Interview au journaliste et politicologue Babacar Justin Ndiaye, basé à Dakar.
Ses adversaires l’accusent de corruption et de fraude électorale. Et puis avec ses 86 ou 90 ans ans – il serait trop vieux. Pourtant Abdoulaye Wade est comme un vice-Dieu sur terre.
Pourquoi est-ce que les Sénégalais votent Abdoulaye Wade?
Les Sénégalais votent selon leurs choix. Le président Wade est à la tête d’un parti crée en 1974. C’est remarquable. 26 ans de combat pour accéder au pouvoir. Au passage, il a approfondi la démocratie. Les gens n’ont pas oublié son parcours assez courageux et patient.
Wade a aussi fixé bien des fidèles et des inconditionnels autour de lui. Cela représente son premier bassin électoral. Il en a un deuxième, constitué par des transfuges du Parti Socialiste, c’est-à-dire les vaincus de 2000. Il a également une capacité financière qu’il ne partage avec aucun autre candidat. Après tout il est le chef de l’état muni de la caisse noire (fonds secrets et / ou politiques) et du décret qui positionne les ministres, les ambassadeurs, les directeurs généraux, les Pca etc. Donc la machine à distribuer les privilèges.
Dans un pays sous-développé, lorsque vous avez la caisse noire et le décret, c’est-à-dire le pouvoir de modifier les destins, vous devenez pratiquement un vice-Dieu sur terre. A contrario, le président sollicite un bail irréaliste de sept ans, qui le conduiront à fêter son centième anniversaire, la tête du pays. Pour être poli, je dis que c’est absurde.
Wade a récemment visite la banlieue de Dakar. Qu’est-ce Wade a fait pour cette banlieue?
La banlieue n’est pas un sens interdit. Wade et tous les candidats sont libres d’y déambuler. Cela dit, Wade n’est pas venu à bout des inondations. Pire, les réalisations phares de son régime se concentrent ailleurs que dans la banlieue. N’empêche, son Parti a des bastions plus ou moins inexpugnables en banlieue, avec des hommes et des femmes comme Mamadou Seck, président de l’Assemblée ou la ministre Aminata Lo.
Qu’en est-il des accusations de fraude et de corruption?
Les élections dans au Sénégal sont très souvent contestées. Le système électoral est perfectible à l’infini. Depuis très longtemps on l’améliore. On est à la recherche d’un consensus rarement trouvable. Mais il faut faire avec. Et, surtout injecter une dose de sincérité dans le jeu politique.
Cependant, cette présidentielle se présente sous les pires auspices. La contestation de la candidature du président Wade a culminée avec des manifestations de rue et des crispations dans le champ politique. En amont, Wade a majoré les salaires d’une poignée de magistrats dont certains ont en charge la question électorale. D’où cette pollution qui a amplifié de magouilles synonymes de fraudes. Les citoyens se demandent pourquoi Wade s’est subitement intéressé au sort des magistrats?

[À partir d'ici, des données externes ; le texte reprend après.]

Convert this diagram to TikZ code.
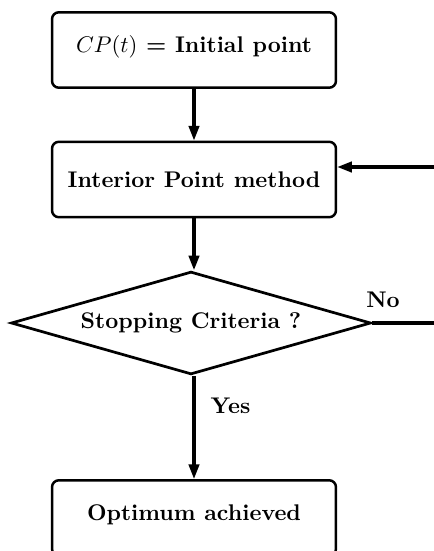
\documentclass[tikz,border=0pt]{standalone}
\usetikzlibrary{shapes.geometric,arrows.meta}
\tikzset{
  flowbox/.style={draw, line width=1.1pt, rounded corners=3pt, minimum width=125.3pt, minimum height=33.3pt, font=\bfseries, inner sep=0pt},
  upbox/.style={flowbox, text height=7.5pt, text depth=5.6pt},
  decision/.style={draw, line width=1.2pt, shape=diamond, shape aspect=3.5, minimum width=155.8pt, minimum height=44.1pt, inner sep=3.33pt, font=\bfseries},
  flow/.style={line width=1.4pt, -{Triangle[length=6.5pt,width=4.6pt]}},
  plain/.style={line width=1.4pt},
  lbl/.style={font=\bfseries, inner sep=0pt, anchor=base}
}
\begin{document}
\begin{tikzpicture}[x=0.4413pt,y=-0.4413pt]
\useasboundingbox (0,0) rectangle (434,551);
\clip (0,0) rectangle (434,551);
\node[upbox] (init) at (194,50) {$CP(t)$ = Initial point};
\node[flowbox] (ipm) at (194,179.5) {Interior Point method};
\node[decision] (stop) at (191,323) {Stopping Criteria ?};
\node[upbox] (opt) at (194,518) {Optimum achieved};
\coordinate (noend) at (460,323);
\coordinate (fbstart) at (460,167);
\draw[flow] (init.south) -- (ipm.north);
\draw[flow] (ipm.south) -- (ipm.south |- stop.north);
\draw[flow] (ipm.south |- stop.south) -- (opt.north);
\draw[plain] (stop.east) -- (noend);
\draw[flow] (fbstart) -- (fbstart -| ipm.east);
\node[lbl] (no) at (383,307) {No};
\node[lbl] (yes) at (230.5,413) {Yes};
\end{tikzpicture}
\end{document}
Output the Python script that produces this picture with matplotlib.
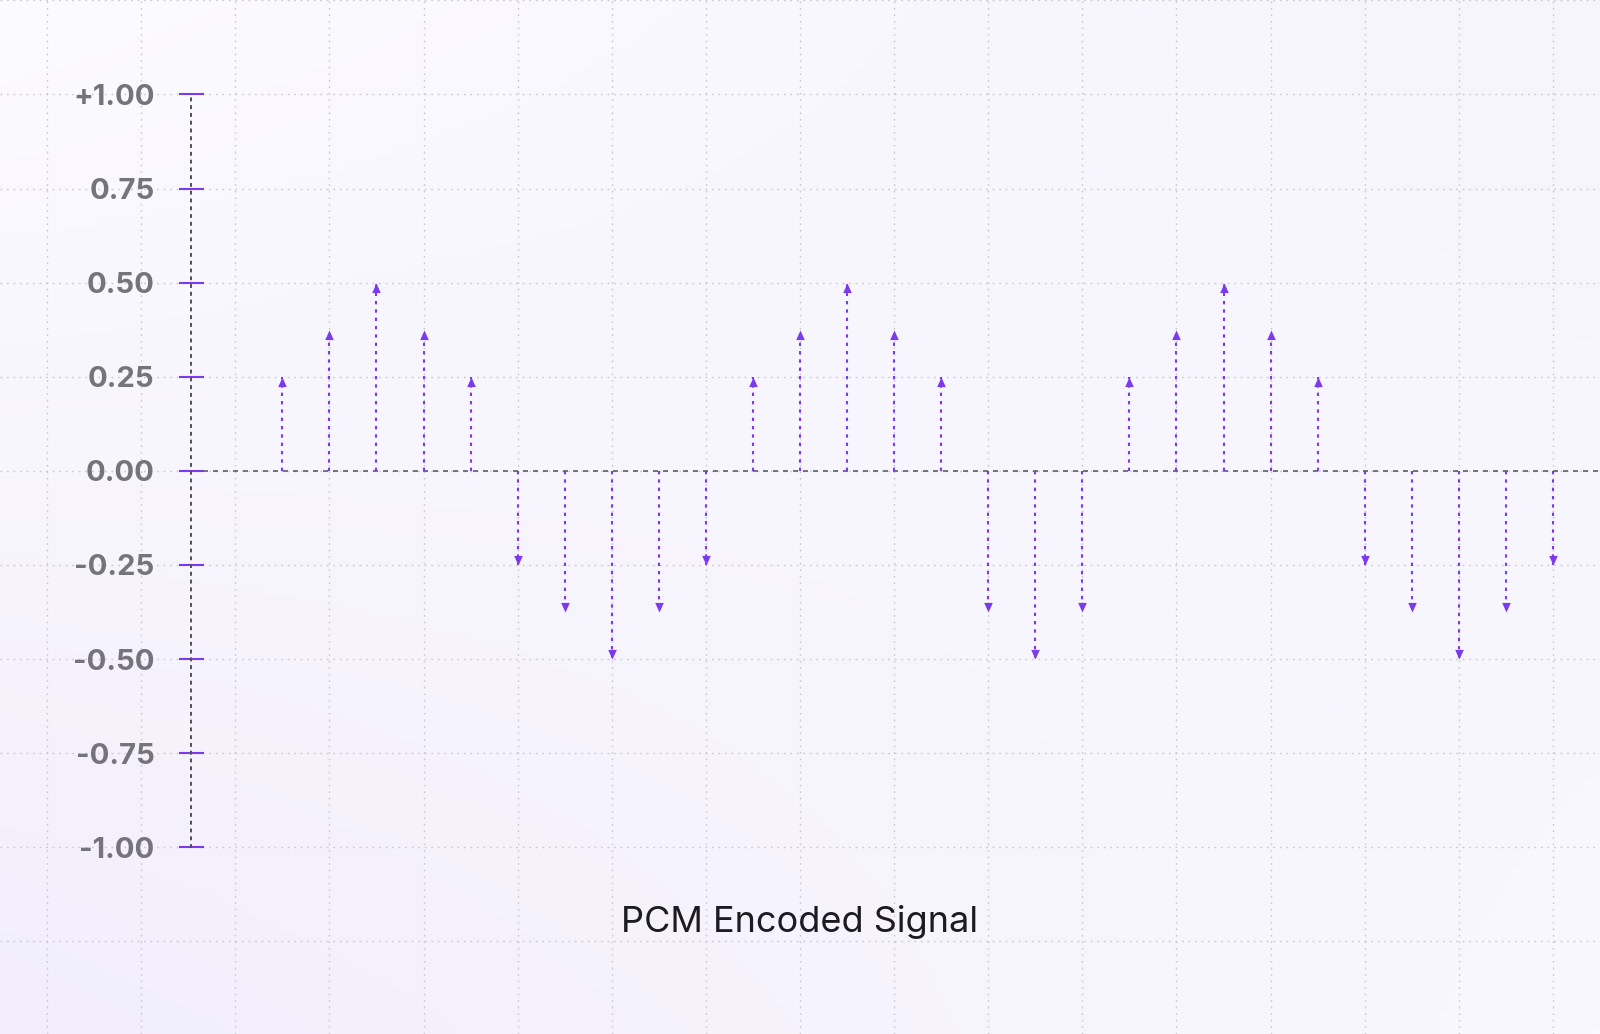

Comment analysez-vous la campagne électorale de cette présidentielle 2012 comparée aux campagnes de 2000 et de 2007?
D’abord au niveau de la physionomie c’est la campagne électorale la moins joyeuse de l’histoire électorale de ce pays. Il y a plus de crispations que de détentes dans son déroulement. Des le départ, la controverse, la polémique et la violence ont été au rendez-vous.
La violence verbale et la violence tout physique ont émaillé la campagne électorale. C’est donc parti pour être une campagne mémorable au sens désastreux du terme. Le pire est sûrement devant nous. Le jour du scrutin et ses lendemains affichent un potentiel d’embrasement et de secousses.